JEDNO I WIELORODZINNE DOMY MIEJSKIE
Idea miejskiego domu w ogrodzie, dostępnego dla niezamożnych lokatorów, została zrealizowana w Polsce kilkanaście lat wcześniej, niż ogłoszono ją na Zachodzie Europy. Takie osiedle tanich domów dla urzędników zostało zaprojektowane na początku XX w. na krakowskim Salwatorze. Starannie zakomponowane pod względem urbanistycznym, rychło znalazło wielu naśladowców.
Czytelny, geometryczny układ przestrzenny ma na przykład osiedle Pracowników ZUS w Cichym Kąciku, zbudowane w latach 30. XX w.
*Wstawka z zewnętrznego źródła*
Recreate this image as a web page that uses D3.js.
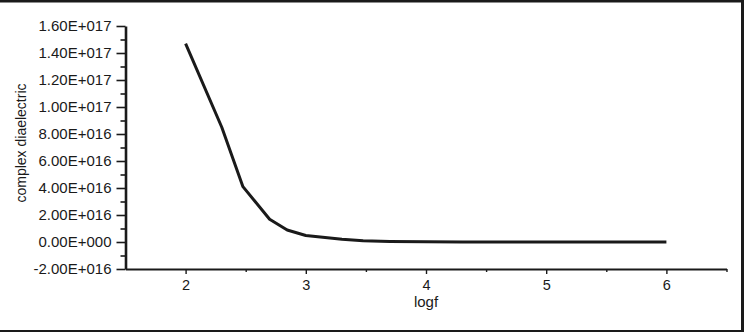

Wewnątrzosiedlowa uliczka dochodzi do okrągłego placu – skweru, stanowiącego zielone centrum. Niestety, skwer został zabudowany po wojnie domkami szeregowymi, których brzydka forma kontrastuje z geometrycznym porządkiem domów przedwojennych.
Modernistyczna idea domów w ogrodach, zdrowych i dostępnych dla wszystkich, była realizowana na wielką skalę po II wojnie światowej. Osiedla mieszkaniowe przy placu Centralnym w Nowej Hucie to na pierwszy rzut oka zwarta zabudowa kwartałowa, dominująca przez setki lat w miastach europejskich. Jednak na tyłach budynków zamiast ciasnych podwórek znajdują się obszerne zieleńce.
W latach 60. XX w. zabudowa kwartałowa niemal zupełnie znika z polskich miast. Budynki wielorodzinne mają odtąd formę wolnostojących bloków. Ponieważ w Polsce Ludowej ziemia praktycznie nic nie kosztowała, bo każdego można było wywłaszczyć za grosze, projektanci rysowali na deskach kreślarskich nowe osiedla bez opamiętania, pozostawiając w ich obrębie olbrzymie, niezabudowane tereny zielone. Tereny te są rzeczywiście zielone, ale nie można powiedzieć, żeby zamieniły się w parki.
Tereny wewnątrzosiedlowe oraz puste przestrzenie między osiedlami są obecnie zabudowywane, zgodnie z elementarną logiką komponowania miast. Dogęszczanie zabudowy stanowi nie lada wyzwanie dla architektów, którzy muszą umiejętnie wkomponować nowe budynki pomiędzy domy istniejące, nierzadko bardzo zróżnicowane stylistycznie.
Na takich osiedlach np. na Śląsku bloki z wielkiej płyty z lat 70. sąsiadują z osiedlem domów - bliźniaków i domów szeregowych z płaskimi dachami oraz z domami wielorodzinnymi z dachami spadzistymi. Projektanci tworzą często nie tylko niezwykłą formę architektoniczną, ale i urbanistyczną.